The e-mails became public when the Clayton Tribune, made an open records request for the Facebook messages and other documents related to the woman's theft case and her friend's drug court case. The newspaper published an article. Inquiries from the JQC began. The judge's resignation quickly followed.
Woods said he prefers to call it retirement, rather than quitting, but noted another term from his past. "On construction crews where I worked my way through school, we called it dragging up," Woods said.
He worked in construction by day while he attended night classes at Atlanta Law School, where he earned his J.D. in 1980.

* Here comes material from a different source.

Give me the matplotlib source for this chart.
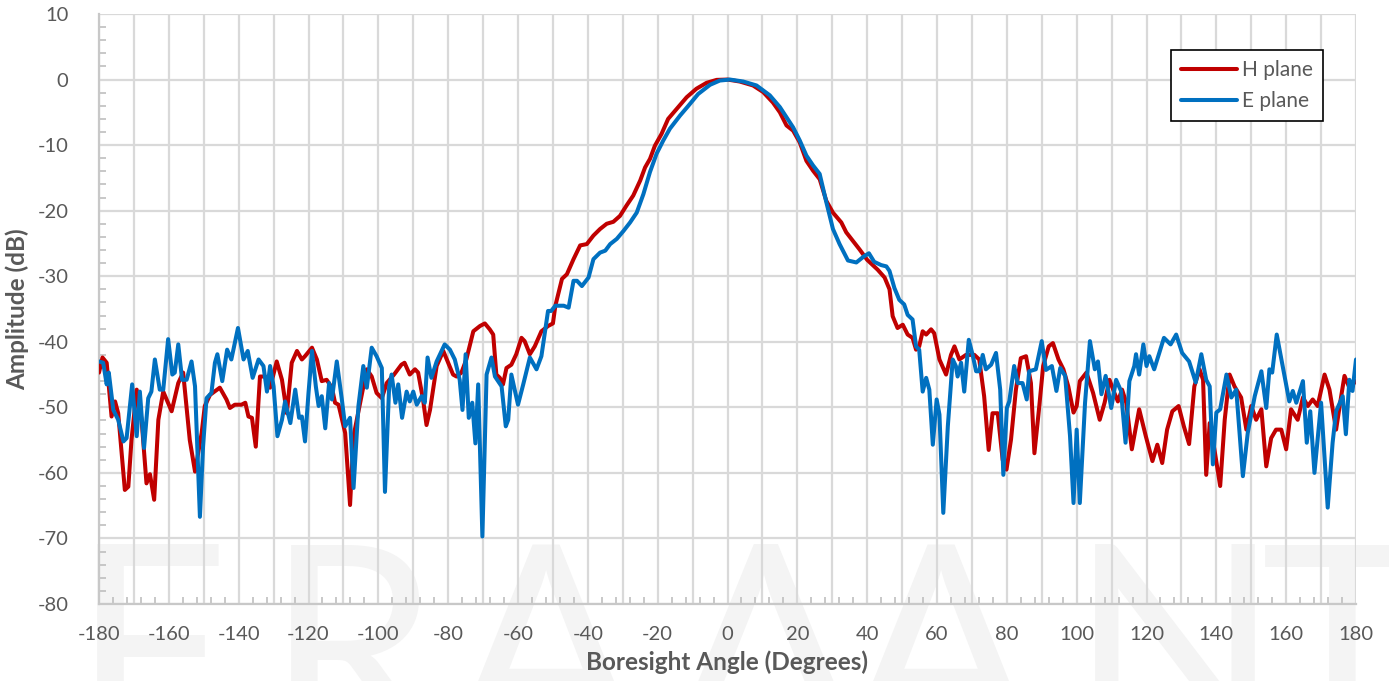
import matplotlib
matplotlib.use("Agg")
import matplotlib.pyplot as plt
from matplotlib.ticker import MultipleLocator, FuncFormatter

plt.rcParams["axes.unicode_minus"] = False

# ---------------- data ----------------
h_angle = [-180, -179, -177.8, -176.4, -175.4, -174.5, -172.6, -171.6, -170.7, -169.2,
           -167.8, -166.4, -165.4, -164.2, -163, -161.6, -159.2, -157.3, -155.9, -154,
           -152.5, -150.6, -149.7, -148.2, -145.4, -143.5, -142.5, -141.1, -139.2, -138.1,
           -137.2, -136.2, -135.1, -133.9, -132.4, -131, -129.1, -127.6, -126.2, -124.8,
           -123.3, -121.9, -121, -119, -117.6, -116.2, -114.8, -113.3, -112.4, -111.4,
           -109.5, -108.1, -107.1, -105.2, -103.3, -101.9, -100.5, -99, -97.6, -95.5,
           -93.4, -92.5, -91, -89.5, -88.6, -87.2, -86.2, -85.2, -83.3, -81.4,
           -80, -78.6, -77.6, -76.2, -74.8, -72.8, -70.9, -69.5, -68.1, -67.1,
           -66.2, -65.2, -64.3, -63.3, -61.9, -60.5, -59, -58.1, -56.6, -55.2,
           -53.3, -51.4, -50, -49.3, -47.4, -46, -44.1, -42.2, -40.3, -38.4,
           -36.5, -34.6, -32.7, -30.8, -28.9, -27, -25, -23.6, -22.2, -20.8,
           -18.9, -17, -14.6, -11.7, -8.9, -6, -3.1, 0, 3.5, 7.3,
           10.2, 13, 15, 16.9, 18.8, 20.7, 22.6, 24.5, 26.4, 28.3,
           30.2, 32.6, 34, 35.9, 37.8, 40, 43, 45, 46.4, 47.3,
           48.7, 50.2, 51.6, 53, 54, 54.9, 55.9, 56.9, 58.3, 59.2,
           60.7, 62.6, 64, 65, 66.4, 68.3, 70.7, 72.1, 73.5, 74.8,
           75.9, 77.4, 78.8, 79.9, 81.2, 82.6, 84, 85.5, 86.9, 87.9,
           89.3, 90.4, 92, 93.2, 94.8, 96.2, 97.6, 99.1, 100, 100.9,
           102.8, 104.7, 106.6, 108, 109.4, 110.8, 111.8, 113, 114.2, 115.8,
           117.9, 119.8, 121.7, 123.1, 124.5, 125.9, 127.4, 129.2, 130.7, 132.2,
           133.7, 135.2, 136.2, 137.1, 138.1, 139, 141.1, 142.4, 143.8, 145.2,
           147.1, 148.6, 150, 151.4, 152.9, 154.3, 155.7, 157.1, 158.6, 160,
           161.4, 163.3, 164.8, 166.2, 167.6, 169, 171, 172.4, 174.3, 175.7,
           176.7, 178.1, 180]
h_plane = [-44.7, -42.4, -43.2, -51.4, -49.1, -50.9, -62.6, -62.1, -55, -47.3,
           -51.9, -61.6, -60.2, -64.1, -51.9, -47.6, -50.6, -46.3, -44.7, -55,
           -59.8, -53.9, -49.8, -48.1, -47, -48.8, -50.1, -49.6, -49.6, -49.3,
           -51.4, -51.6, -56, -45.3, -45.3, -47, -43, -45.8, -50.9, -43.2,
           -41.4, -42.7, -42.2, -40.9, -42.7, -46, -45.8, -47, -49.3, -49.6,
           -53.9, -64.9, -54.4, -49.3, -44.2, -45.3, -47.8, -48.6, -46.3, -45,
           -43.5, -43.2, -45, -44.2, -44.7, -48.8, -52.7, -50.4, -43.7, -41.4,
           -43.2, -45, -45.3, -44.7, -42.7, -38.4, -37.6, -37.2, -38.1, -38.9,
           -45, -45.5, -46.5, -44, -43.5, -41.9, -39.4, -39.9, -41.9, -40.7,
           -38.4, -37.6, -37.2, -34.5, -30.4, -29.7, -27.4, -25.3, -25.1, -23.8,
           -22.8, -22, -21.7, -20.8, -19.2, -17.7, -15.4, -13.4, -12.1, -10.1,
           -8.3, -6, -4.5, -2.7, -1.4, -0.5, -0.05, 0, -0.3, -0.9,
           -1.9, -3.5, -5, -7, -7.8, -9.6, -12.4, -13.9, -15.2, -18.5,
           -20.3, -21.8, -23.3, -24.6, -25.9, -27.5, -29, -30.2, -32, -36.1,
           -37.9, -37.4, -38.9, -39.4, -41.2, -40.7, -38.4, -38.9, -38.1, -38.7,
           -42.7, -45, -42, -40.7, -42.7, -42, -42, -42.7, -48.3, -56.5,
           -50.9, -50.9, -58, -59.5, -54.9, -47.3, -42.5, -42.2, -46.3, -57,
           -49.8, -43.7, -40.7, -40.2, -42.7, -44.2, -46.8, -50.8, -49.8, -46,
           -44.7, -47.8, -51.9, -49.3, -45.8, -47.8, -49.1, -47.3, -49.3, -56.4,
           -50.3, -54.4, -58.2, -55.7, -58.5, -53.4, -50.6, -49.8, -52.9, -55.6,
           -46.8, -44.2, -45.8, -60.3, -52.4, -54.9, -62, -51.9, -45, -46.8,
           -48.5, -53.4, -49.8, -51.9, -50.3, -59, -54.7, -53.4, -53.4, -56.4,
           -50.3, -51.9, -48.5, -49.8, -48.8, -49.8, -45, -47.3, -53.4, -48.5,
           -45.2, -47, -46]

e_angle = [-180, -178.8, -177.8, -177.2, -175.9, -174.5, -173, -172.1, -170.5, -169.2,
           -168.3, -167.1, -165.9, -165, -164, -162.6, -161.6, -160.2, -159, -158.3,
           -157.3, -156.2, -154.9, -153.5, -152.5, -151.1, -150.2, -149.2, -147.8, -146.8,
           -146.1, -144.7, -143.3, -142.1, -140.2, -138.6, -137.4, -136, -134.3, -132.9,
           -131.9, -131, -130, -128.9, -127.6, -126.7, -125.2, -123.8, -122.7, -121.9,
           -121, -120, -119, -117.9, -117.1, -116.2, -115.2, -114.1, -113.3, -111.9,
           -110.5, -109.5, -108.1, -107.1, -105.7, -104.3, -103.3, -101.9, -100.5, -99,
           -98.1, -96.9, -96.2, -95.1, -94.3, -93.2, -91.9, -91, -90, -89,
           -87.6, -86.7, -85.9, -84.8, -83.3, -81, -79.5, -78.1, -76.7, -75.9,
           -75, -74.1, -73.1, -72.2, -71.4, -70.2, -69, -67.6, -66.6, -64.7,
           -63.5, -62.8, -61.9, -60, -58.5, -56.6, -54.7, -53.3, -51.4, -50.5,
           -49.3, -46.9, -45.5, -44.1, -43.1, -41.7, -39.8, -38.4, -36.5, -35,
           -33.6, -31.7, -29.8, -27.9, -26, -24.1, -22.2, -20.3, -18.4, -16.5,
           -13.6, -11.2, -8.4, -5, -2.2, 0.7, 4.5, 8.3, 12.1, 15,
           17.8, 18.8, 20.7, 22.6, 24.5, 26.4, 28.3, 30.2, 32.1, 34.5,
           36.9, 39, 40.5, 42, 44, 45.5, 46.4, 47.8, 49.2, 50.6,
           51.6, 53, 54, 54.9, 55.9, 56.9, 57.8, 58.8, 59.9, 60.7,
           61.8, 63.1, 64.5, 65.4, 65.9, 66.9, 67.8, 69.1, 70.2, 71.2,
           72.1, 73.1, 74, 75.5, 76.9, 78.1, 79, 80, 80.7, 82.1,
           83.1, 84.5, 85.7, 86.4, 88.3, 90, 91.2, 92.9, 94.2, 95.3,
           96.7, 98.1, 99.1, 100, 100.9, 102.4, 103.8, 105.2, 106.1, 107.1,
           108.3, 109.9, 111.3, 112.7, 114, 115.1, 116.5, 117, 117.9, 119.1,
           120, 120.8, 122.2, 125, 126.9, 128.5, 130.2, 132.2, 134.1, 135.7,
           137.1, 138.1, 139, 140, 141.1, 142.9, 144.3, 145.7, 147.6, 149,
           151, 152.9, 154.3, 155.2, 156, 157.3, 159, 160.9, 161.9, 162.9,
           164.8, 165.9, 166.9, 168.1, 170, 171.9, 173.3, 174.3, 176.2, 177.1,
           178.1, 179, 180]
e_plane = [-43, -43.2, -46.5, -44.7, -50.4, -51.9, -55.2, -54.7, -46.5, -54.4,
           -47.6, -56.2, -48.6, -47.6, -42.7, -47.3, -47.3, -39.6, -45, -44.7,
           -40.4, -45.8, -45.8, -43, -46.8, -66.7, -56, -48.6, -47.8, -43.2,
           -41.9, -46, -41.2, -42.7, -37.9, -42.7, -41.4, -45.5, -42.7, -43.7,
           -47.6, -43.7, -46.8, -54.4, -51.9, -49.1, -52.4, -47.3, -51.6, -51.4,
           -55.2, -47.8, -41.4, -46.8, -49.8, -48.3, -53.2, -46.3, -48.8, -43,
           -48.6, -52.9, -51.6, -62.3, -49.8, -43.7, -47, -40.9, -42.2, -44,
           -62.9, -46.8, -45, -49.3, -46.5, -51.6, -47.6, -49.1, -47.6, -49.6,
           -48.3, -49.3, -42.4, -45.5, -43, -40.4, -41.2, -42.7, -45.8, -50.4,
           -41.9, -51.6, -49.3, -55.5, -46.5, -69.7, -45, -42.4, -45.3, -46.8,
           -52.9, -51.9, -45, -49.6, -46.5, -42.4, -44.2, -42.2, -35.3, -35.3,
           -34.5, -34.5, -34.8, -30.7, -30.7, -31.5, -30.2, -27.4, -26.4, -26.1,
           -25.1, -24.3, -23.1, -21.8, -20.3, -17.5, -14.1, -11.3, -9.3, -7.5,
           -5.5, -4, -2.2, -0.8, -0.15, 0, -0.3, -0.9, -2.4, -4.2,
           -6.5, -7.3, -9.3, -11.6, -13.1, -14.4, -18.7, -22.8, -25.1, -27.6,
           -27.9, -27, -26.5, -27.8, -28.3, -28.5, -29.2, -31.8, -33.6, -34.3,
           -35.9, -36.6, -40.7, -41.2, -47.6, -45.5, -47.3, -55.7, -48.8, -51.1,
           -66.1, -52.9, -42.7, -43.7, -45.3, -43.2, -47.6, -39.7, -42, -44.5,
           -44.5, -42, -44.2, -43.5, -41.7, -47.3, -60.3, -50.1, -49.1, -43.7,
           -46.3, -46.3, -48.8, -44.5, -44.2, -39.9, -44.3, -43.7, -47.5, -44,
           -45.2, -54.4, -64.6, -53.4, -64.6, -49.3, -39.9, -44.2, -43, -48,
           -45.2, -50.1, -45.8, -47.5, -55.4, -46, -43.7, -41.9, -45, -40.4,
           -43.7, -42.2, -44.2, -39.4, -40.4, -38.9, -41.7, -43, -46.2, -41.9,
           -45.8, -46.8, -58.7, -50.8, -50.3, -45, -48.5, -47.3, -60.5, -53.9,
           -48.3, -44.5, -50.1, -44.2, -44.7, -38.9, -43.7, -49.1, -47.5, -49.3,
           -46, -55.4, -50.6, -60, -49.3, -65.3, -55.4, -50.6, -48.3, -54.1,
           -45.8, -47.5, -42.7]

series_labels = ["H plane", "E plane"]
x_ticks = list(range(-180, 181, 20))
y_ticks = list(range(-80, 11, 10))
watermark_letters = ["F", "R", "A", "Λ", "A", "N", "T"]

# ---------------- style ----------------
W, H = 1389, 681
DPI = 100
FONT = ["Lato", "DejaVu Sans"]
TXT = "#595959"
GRID = "#d9d9d9"

fig = plt.figure(figsize=(W / DPI, H / DPI), dpi=DPI)
fig.patch.set_facecolor("white")

# watermark (behind everything)
wm_x = [150, 352, 545, 765, 940, 1175, 1342]
for ch, xp in zip(watermark_letters, wm_x):
    fig.text(xp / W, 1 - 742 / H, ch, ha="center", va="baseline",
             fontsize=198, color="#f4f4f4", family=FONT, fontweight="normal",
             zorder=-10)

left, right, top, bottom = 99, 1356, 14, 604
ax = fig.add_axes([left / W, 1 - bottom / H, (right - left) / W, (bottom - top) / H])
ax.patch.set_alpha(0)

ax.plot(h_angle, h_plane, color="#c00000", lw=2.9, label=series_labels[0],
        solid_joinstyle="round", solid_capstyle="round", zorder=3)
ax.plot(e_angle, e_plane, color="#0070c0", lw=2.9, label=series_labels[1],
        solid_joinstyle="round", solid_capstyle="round", zorder=4)

ax.set_xlim(-180, 180)
ax.set_ylim(-80, 10)

# x: gridlines every 10, labels every 20, minor tick marks every 4
ax.xaxis.set_major_locator(MultipleLocator(10))
ax.xaxis.set_major_formatter(FuncFormatter(
    lambda v, p: f"{int(round(v))}" if int(round(v)) in x_ticks else ""))
ax.xaxis.set_minor_locator(MultipleLocator(4))
ax.set_yticks(y_ticks)
ax.yaxis.set_minor_locator(MultipleLocator(2))

ax.grid(True, which="major", color=GRID, lw=1.6, zorder=0)
ax.set_axisbelow(True)

ax.tick_params(axis="both", which="major", length=0, labelsize=14.5,
               labelcolor=TXT)
ax.tick_params(axis="x", which="major", pad=16)
ax.tick_params(axis="y", which="major", pad=22)
ax.tick_params(axis="both", which="minor", direction="in", length=5,
               width=1.2, color="#bfbfbf")
for lab in ax.get_xticklabels() + ax.get_yticklabels():
    lab.set_family(FONT)

for s in ["top", "right"]:
    ax.spines[s].set_visible(False)
for s in ["left", "bottom"]:
    ax.spines[s].set_color("#c8c8c8")
    ax.spines[s].set_linewidth(1.6)

ax.set_xlabel("Boresight Angle (Degrees)", fontsize=17.5, fontweight="bold",
              color=TXT, family=FONT, labelpad=5)
ax.set_ylabel("Amplitude (dB)", fontsize=17.5, fontweight="bold",
              color=TXT, family=FONT, labelpad=6)

leg = ax.legend(loc="upper right", bbox_to_anchor=(0.9737, 0.939),
                borderaxespad=0, handlelength=2.7,
                handletextpad=0.2, labelspacing=0.5, borderpad=0.5,
                fancybox=False, framealpha=1, edgecolor="black",
                prop={"family": FONT, "size": 15})
leg.get_frame().set_linewidth(1.2)
for t in leg.get_texts():
    t.set_color(TXT)

fig.savefig("out.png", dpi=DPI, facecolor="white")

Woods began his legal career practicing in Marietta, but moved to Clarkesville in 1983 and opened a general practice, which he continued even during his years as solicitor general, a part-time position. He left the solicitor's office and private practice when he was elected to an open superior court judgeship in 1992. He took office Jan. 1, 1993.
Woods said he will likely return to private practice in Clarkesville. "I think there are more opportunities in the rural, unlawyered areas," he said.
And he figures his judicial experience will be an asset. "I know the things that aggravate judges and will try not to do them," he said. "I'm looking forward to getting out of the spotlight and having a nice lil ole country practice."